Not that they need 'protected', but rather, this is not a post about calling them out: it's about calling out systems and structures that perpetuate misogyny in such a way that it is normalised to the point of subversive, unhelpful near-invisibility.
But back to the post...
In the midst of wise words, a phrase caught my eye,
took me out of the writer's intended train of thought and moved me along another parallel track.
The premise was the difficulty of saying no, and the added difficulty of doing such without a profusion of apologies,
of 'sounding like a girl.'
'Sounding like a girl'...
We've all heard variations of the '...like a girl' phrase:
run...like a girl.
As if there's something inherently wrong, bad, about the way girls - or women - do things.
And it's a phrase that's used at such a subconscious level that the inherent sexism and diminishing of women can be missed utterly. One day I hope we can all find a more helpful analogy than the 'like a girl' trope which comes with such an implicit negativity regarding the voices of girls/ women. Centuries upon centuries of thinking/ living/ working within the default framework of male hegemony have had some impact upon a possible female default response: to please, to be nice, to defer, not to make waves (and, should waves be created or anticipated, to apologise and apologise again). Apologise for what, however? For our right to exist, for self-determination, our right to express an opinion?

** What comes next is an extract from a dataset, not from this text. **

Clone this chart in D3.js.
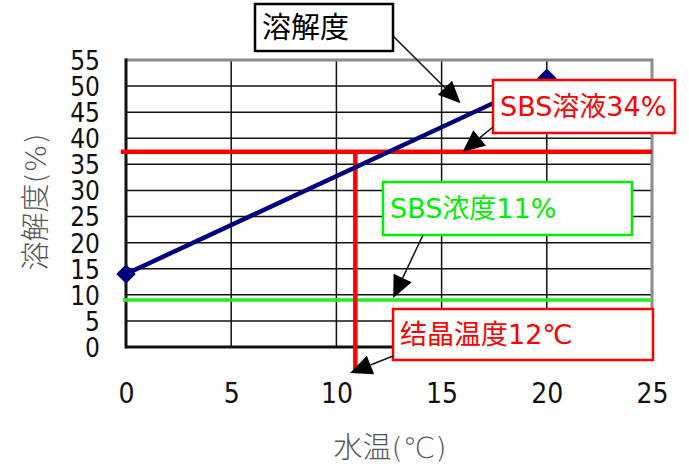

Is 'sounding like a girl' so dreadful?
And if not, what then, is it to 'sound like a girl?'
or perhaps this:
Wouldn't it be awesome if 'sounding like a girl' was a thing to be celebrated? I celebrate, rejoice, and give thanks for, voices of girls - young women - like Nobel Peace Prize winner Malala Yousafzai. May she be an inspiration for other girls and women to find and use their own voices without fear...and as they do so, make outdated analogies obsolete and more than a little ridiculous.